>>

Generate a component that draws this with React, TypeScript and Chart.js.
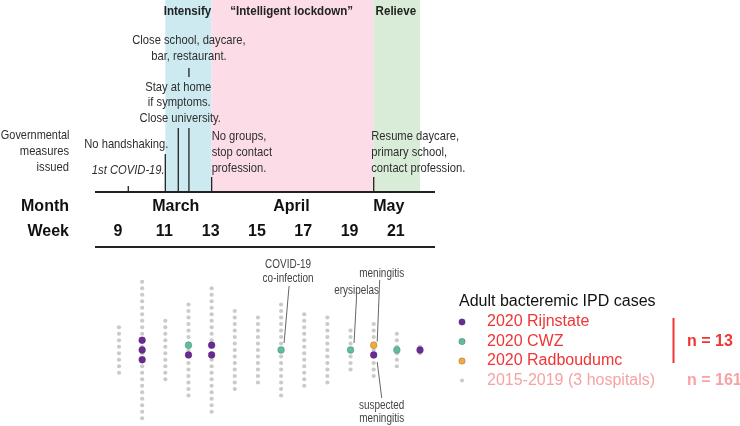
import React, { useEffect, useRef } from 'react';
import { Chart, registerables } from 'chart.js';

Chart.register(...registerables);

// ---------- data ----------
const weeks = [9, 10, 11, 12, 13, 14, 15, 16, 17, 18, 19, 20, 21, 22];
const historicCounts = [8, 22, 10, 15, 20, 13, 11, 15, 12, 11, 7, 9, 6, 2];
const rijnstateCounts = [0, 3, 0, 1, 2, 0, 0, 0, 0, 0, 0, 1, 0, 1];
const cwzCounts = [0, 0, 0, 1, 0, 0, 0, 1, 0, 0, 1, 0, 1, 0];
const radboudCounts = [0, 0, 0, 0, 0, 0, 0, 0, 0, 0, 0, 1, 0, 0];

const weekTickLabels = [9, 11, 13, 15, 17, 19, 21];
const monthLabels = ['March', 'April', 'May'];
const monthWeeks = [11.45, 16.45, 20.65];

const phaseLabels = ['Intensify', '\u201CIntelligent lockdown\u201D', 'Relieve'];
const phaseStarts = [11, 13, 20];
const phaseEnds = [13, 20, 22];

const measureWeeks = [9.4, 11.0, 11.56, 12.02, 13.0, 20.0];

const seriesLabels = ['2020 Rijnstate', '2020 CWZ', '2020 Radboudumc', '2015-2019 (3 hospitals)'];
const totalLabels = ['n = 13', 'n = 161'];

// ---------- styles ----------
const SANS = '"Liberation Sans", Arial, Helvetica, sans-serif';
const PURPLE = '#6b2a93';
const GREEN = '#5dbf98';
const ORANGE = '#f6a93b';
const GREY = '#cacaca';
const PHASE_COLORS = ['#cdeaf1', '#fbdce7', '#d9ecd7'];
const RED = '#ef3535';
const LIGHT_RED = '#f5a3a3';
const INK = '#222222';
const TXT = '#2e2e2e';

function txt(
  ctx: CanvasRenderingContext2D,
  s: string,
  x: number,
  y: number,
  font: string,
  color: string,
  align: CanvasTextAlign = 'center',
  sx = 1
) {
  ctx.save();
  ctx.font = font;
  ctx.fillStyle = color;
  ctx.textAlign = align;
  ctx.textBaseline = 'middle';
  ctx.translate(x, y);
  ctx.scale(sx, 1);
  ctx.fillText(s, 0, 0);
  ctx.restore();
}

function line(ctx: CanvasRenderingContext2D, x1: number, y1: number, x2: number, y2: number, w: number, c: string) {
  ctx.save();
  ctx.strokeStyle = c;
  ctx.lineWidth = w;
  ctx.beginPath();
  ctx.moveTo(x1, y1);
  ctx.lineTo(x2, y2);
  ctx.stroke();
  ctx.restore();
}

export default function App() {
  const ref = useRef<HTMLCanvasElement>(null);

  useEffect(() => {
    const canvas = ref.current!;

    const colored: Record<string, { x: number; y: number }[]> = { rijn: [], cwz: [], radboud: [] };
    weeks.forEach((w, j) => {
      const stack: string[] = [
        ...Array(cwzCounts[j]).fill('cwz'),
        ...Array(radboudCounts[j]).fill('radboud'),
        ...Array(rijnstateCounts[j]).fill('rijn'),
      ];
      const n = stack.length;
      stack.forEach((k, i) => colored[k].push({ x: w, y: ((n - 1) / 2 - i) * 1.5 }));
    });
    const greyPts: { x: number; y: number }[] = [];
    weeks.forEach((w, j) => {
      const n = historicCounts[j];
      for (let i = 0; i < n; i++) greyPts.push({ x: w, y: (n - 1) / 2 - i });
    });

    const annot = {
      id: 'annot',
      beforeDatasetsDraw(chart: any) {
        const ctx: CanvasRenderingContext2D = chart.ctx;
        const X = (v: number) => chart.scales.x.getPixelForValue(v);
        phaseStarts.forEach((s, i) => {
          ctx.fillStyle = PHASE_COLORS[i];
          ctx.fillRect(X(s), 0, X(phaseEnds[i]) - X(s), 192);
        });
      },
      afterDraw(chart: any) {
        const ctx: CanvasRenderingContext2D = chart.ctx;
        const X = (v: number) => chart.scales.x.getPixelForValue(v);
        const Y = (v: number) => chart.scales.y.getPixelForValue(v);

        // phase titles
        phaseLabels.forEach((l, i) => {
          txt(ctx, l, (X(phaseStarts[i]) + X(phaseEnds[i])) / 2 - 1, 11, `bold 13px ${SANS}`, INK, 'center', 0.89);
        });

        // axis lines
        line(ctx, 95, 192, 435, 192, 2, INK);
        line(ctx, 95, 247, 435, 247, 2, INK);

        // measure ticks
        const tk = (w: number, y1: number) => line(ctx, X(w), y1, X(w), 192, 1.3, INK);
        tk(measureWeeks[0], 186);
        tk(measureWeeks[1], 154);
        tk(measureWeeks[2], 128);
        tk(measureWeeks[3], 128);
        tk(measureWeeks[4], 177);
        tk(measureWeeks[5], 177);
        line(ctx, X(measureWeeks[3]), 68, X(measureWeeks[3]), 77, 1.3, INK);

        const AF = `13.5px ${SANS}`;
        const SX = 0.83;
        txt(ctx, 'Governmental', 69.5, 135, AF, TXT, 'right', 0.81);
        txt(ctx, 'measures', 69, 151, AF, TXT, 'right', SX);
        txt(ctx, 'issued', 69, 167, AF, TXT, 'right', SX);
        txt(ctx, '1st COVID-19.', X(measureWeeks[0]), 170, `italic 13.5px ${SANS}`, TXT, 'center', SX);
        txt(ctx, 'No handshaking.', X(measureWeeks[1]) + 3, 144, AF, TXT, 'right', SX);
        const cs = X(measureWeeks[2]);
        txt(ctx, 'Stay at home', cs, 87, AF, TXT, 'center', SX);
        txt(ctx, 'if symptoms.', cs + 1, 102.5, AF, TXT, 'center', SX);
        txt(ctx, 'Close university.', cs + 2, 118, AF, TXT, 'center', SX);
        const cl = X(measureWeeks[3]);
        txt(ctx, 'Close school, daycare,', cl, 40, AF, TXT, 'center', SX);
        txt(ctx, 'bar, restaurant.', cl, 56, AF, TXT, 'center', SX);
        const ng = X(measureWeeks[4]);
        txt(ctx, 'No groups,', ng, 136, AF, TXT, 'left', SX);
        txt(ctx, 'stop contact', ng, 152, AF, TXT, 'left', SX);
        txt(ctx, 'profession.', ng, 168, AF, TXT, 'left', SX);
        const rs = X(measureWeeks[5]) - 2.5;
        txt(ctx, 'Resume daycare,', rs, 136, AF, TXT, 'left', SX);
        txt(ctx, 'primary school,', rs, 152, AF, TXT, 'left', SX);
        txt(ctx, 'contact profession.', rs, 168, AF, TXT, 'left', SX);

        // Month / week rows
        const BF = `bold 16px ${SANS}`;
        txt(ctx, 'Month', 69, 207, BF, '#111', 'right');
        txt(ctx, 'Week', 69, 232, BF, '#111', 'right');
        monthLabels.forEach((m, i) => txt(ctx, m, X(monthWeeks[i]), 207, BF, '#111'));
        weekTickLabels.forEach((w) => txt(ctx, String(w), X(w) - 1, 232, BF, '#111'));

        // dot annotations
        const DF = `12px ${SANS}`;
        const DC = '#444';
        const lw = 0.9;
        const c16x = X(16), c0 = Y(0);
        txt(ctx, 'COVID-19', c16x + 7, 265, DF, DC, 'center', SX);
        txt(ctx, 'co-infection', c16x + 7, 279, DF, DC, 'center', SX);
        line(ctx, c16x + 8, 286, c16x + 3, c0 - 7, lw, '#555');

        const c19x = X(19);
        txt(ctx, 'erysipelas', c19x + 6, 291, DF, DC, 'center', SX);
        line(ctx, c19x + 6, 297, c19x + 3.5, c0 - 7, lw, '#555');

        const c20x = X(20);
        txt(ctx, 'meningitis', c20x + 8, 274, DF, DC, 'center', SX);
        line(ctx, c20x + 6, 280, c20x + 3.5, Y(0.75) - 3.5, lw, '#555');
        line(ctx, c20x + 3.5, Y(-0.75) + 7, c20x + 8, 398, lw, '#555');
        txt(ctx, 'suspected', c20x + 8, 406, DF, DC, 'center', SX);
        txt(ctx, 'meningitis', c20x + 8, 419, DF, DC, 'center', SX);

        // legend
        const LF = `16px ${SANS}`;
        txt(ctx, 'Adult bacteremic IPD cases', 459, 302, LF, '#111', 'left');
        const rows = [322, 341.5, 361, 380.5];
        const dotColors = [PURPLE, GREEN, ORANGE, GREY];
        rows.forEach((ry, i) => {
          ctx.save();
          ctx.beginPath();
          ctx.arc(462, ry, i === 3 ? 2 : 3.2, 0, Math.PI * 2);
          ctx.fillStyle = dotColors[i];
          ctx.fill();
          if (i < 3) {
            ctx.strokeStyle = 'rgba(70,70,70,0.5)';
            ctx.lineWidth = 0.6;
            ctx.stroke();
          }
          ctx.restore();
          txt(ctx, seriesLabels[i], 487, ry, LF, i === 3 ? LIGHT_RED : RED, 'left');
        });
        line(ctx, 673.5, 318, 673.5, 363, 2, RED);
        txt(ctx, totalLabels[0], 687, 341.5, `bold 16px ${SANS}`, RED, 'left');
        txt(ctx, totalLabels[1], 687, 380.5, `bold 16px ${SANS}`, LIGHT_RED, 'left');
      },
    };

    const chart = new Chart(canvas, {
      type: 'scatter',
      data: {
        datasets: [
          {
            label: seriesLabels[0],
            data: colored.rijn,
            pointRadius: 3.4,
            pointBackgroundColor: PURPLE,
            pointBorderColor: 'rgba(60,30,80,0.6)',
            pointBorderWidth: 0.5,
          },
          {
            label: seriesLabels[1],
            data: colored.cwz,
            pointRadius: 3.4,
            pointBackgroundColor: GREEN,
            pointBorderColor: 'rgba(70,90,80,0.6)',
            pointBorderWidth: 0.5,
          },
          {
            label: seriesLabels[2],
            data: colored.radboud,
            pointRadius: 3.4,
            pointBackgroundColor: ORANGE,
            pointBorderColor: 'rgba(110,80,40,0.6)',
            pointBorderWidth: 0.5,
          },
          {
            label: seriesLabels[3],
            data: greyPts,
            pointRadius: 2.1,
            pointBackgroundColor: GREY,
            pointBorderWidth: 0,
          },
        ],
      },
      options: {
        responsive: false,
        animation: false,
        events: [],
        layout: { padding: 0, autoPadding: false },
        plugins: { legend: { display: false }, tooltip: { enabled: false } },
        scales: {
          x: { type: 'linear', min: 3.86, max: 35.82, display: false },
          y: { type: 'linear', min: -11.69, max: 53.85, display: false },
        },
      },
      plugins: [annot],
    });
    return () => chart.destroy();
  }, []);

  return (
    <div style={{ position: 'fixed', left: 0, top: 0, width: 740, height: 426, background: '#fff' }}>
      <canvas ref={ref} width={740} height={426} style={{ display: 'block' }} />
    </div>
  );
}
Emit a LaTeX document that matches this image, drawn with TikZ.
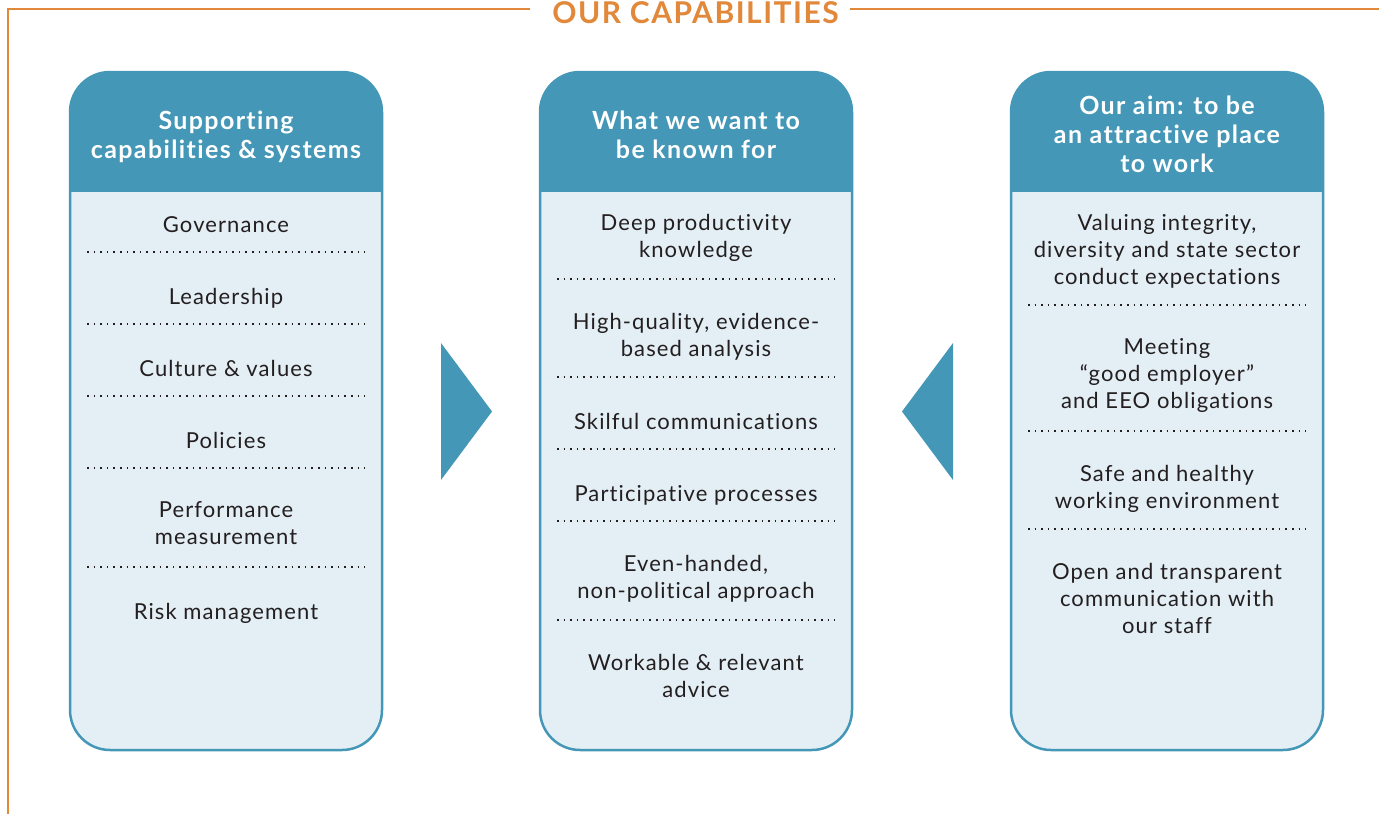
\documentclass[tikz,border=0pt]{standalone}
\usepackage{fontspec}
\setmainfont{Lato}[Ligatures=NoCommon]
\newfontfamily\bodyfont{Lato}[Ligatures=NoCommon, LetterSpace=5]
\newfontfamily\headfont{Lato}[Ligatures=NoCommon, LetterSpace=5.5]
\newfontfamily\titlefont{Lato}[Ligatures=NoCommon, LetterSpace=5]
\begin{document}
\definecolor{frameorange}{HTML}{E2883A}
\definecolor{hdrblue}{HTML}{4497B6}
\definecolor{bodyblue}{HTML}{E3EEF5}
\definecolor{inkdark}{HTML}{231F20}
\begin{tikzpicture}[x=1pt,y=-1pt,
  panelbox/.style={draw=hdrblue, line width=2.5pt, rounded corners=40pt},
  hdrtext/.style={text=white, font=\headfont\bfseries\fontsize{25}{29}\selectfont, align=center,
    inner sep=0pt, anchor=north, execute at begin node=\strut, execute at end node=\strut},
  itemtext/.style={text=inkdark, font=\bodyfont\fontsize{22}{27}\selectfont, align=center,
    inner sep=0pt, anchor=north, execute at begin node=\strut, execute at end node=\strut},
  sepline/.style={inkdark, line width=1.6pt, dash pattern=on 1.6pt off 5pt},
  pointer/.style={fill=hdrblue, draw=none}]
\useasboundingbox (0,0) rectangle (1379,814);

% outer frame with the title set into its top edge
\node[text=frameorange, font=\titlefont\bfseries\fontsize{30}{34}\selectfont, anchor=base, inner sep=0pt]
  (title) at (695.5,23) {OUR CAPABILITIES};
\coordinate (frameL) at (8,9);
\coordinate (frameB) at (8,814);
\coordinate (frameR) at (1379,9);
\coordinate (titleL) at (530,9);
\coordinate (titleR) at (850,9);
\draw[frameorange, line width=2.5pt] (frameB) -- (frameL) -- (titleL);
\draw[frameorange, line width=2.5pt] (titleR) -- (frameR);

% one panel: #1 left edge, #2 right edge
\newcommand{\capspanel}[2]{%
  \fill[bodyblue, rounded corners=40pt] (#1,72) rectangle (#2,750);
  \begin{scope}
    \clip[rounded corners=40pt] (#1,72) rectangle (#2,750);
    \fill[hdrblue] (#1,72) rectangle (#2,192);
  \end{scope}
  \draw[panelbox] (#1,72) rectangle (#2,750);
}
\capspanel{70}{382}
\capspanel{540}{852}
\capspanel{1011}{1323}

% left panel
\node[hdrtext] (hL) at (226,111.2) {Supporting\\capabilities \& systems};
\node[itemtext] (l1) at (226,213.6) {Governance};
\node[itemtext] (l2) at (226,285.6) {Leadership};
\node[itemtext] (l3) at (226,357.6) {Culture \& values};
\node[itemtext] (l4) at (226,429.6) {Policies};
\node[itemtext] (l5) at (226,501.6) {Performance\\measurement};
\node[itemtext] (l6) at (226,600.6) {Risk management};
\foreach \yy in {252,324,396,468,567}
  \draw[sepline] (87,\yy) -- (365,\yy);

% middle panel
\node[hdrtext] (hM) at (696,111.2) {What we want to\\be known for};
\node[itemtext] (m1) at (696,213.6) {Deep productivity\\knowledge};
\node[itemtext] (m2) at (696,312.6) {High-quality, evidence-\\based analysis};
\node[itemtext] (m3) at (696,410.6) {Skilful communications};
\node[itemtext] (m4) at (696,482.6) {Participative processes};
\node[itemtext] (m5) at (696,554.6) {Even-handed,\\non-political approach};
\node[itemtext] (m6) at (696,653.6) {Workable \& relevant\\advice};
\foreach \yy in {279,377,449,521,620}
  \draw[sepline] (557,\yy) -- (835,\yy);

% right panel
\node[hdrtext] (hR) at (1167,96.2) {Our aim: to be\\an attractive place\\to work};
\node[itemtext] (r1) at (1167,213.6) {Valuing integrity,\\diversity and state sector\\conduct expectations};
\node[itemtext] (r2) at (1167,338.6) {Meeting\\“good employer”\\and EEO obligations};
\node[itemtext] (r3) at (1167,464.6) {Safe and healthy\\working environment};
\node[itemtext] (r4) at (1167,562.6) {Open and transparent\\communication with\\our staff};
\foreach \yy in {305,431,529}
  \draw[sepline] (1028,\yy) -- (1306,\yy);

% pointers towards the middle panel
\fill[pointer] (441,343) -- (492,411.5) -- (441,480) -- cycle;
\fill[pointer] (953,343) -- (902,411.5) -- (953,480) -- cycle;
\end{tikzpicture}
\end{document}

<<

_EXERCISE OBJECTIVE:_ Begin at the first line of the material and copy each line exactly through the one containing "Chart.register(...registerables);". Omit pictures.

_WRITTEN RESPONSE:_
Generate a component that draws this with React, TypeScript and Chart.js.
import React, { useEffect, useRef } from 'react';
import { Chart, registerables } from 'chart.js';

Chart.register(...registerables);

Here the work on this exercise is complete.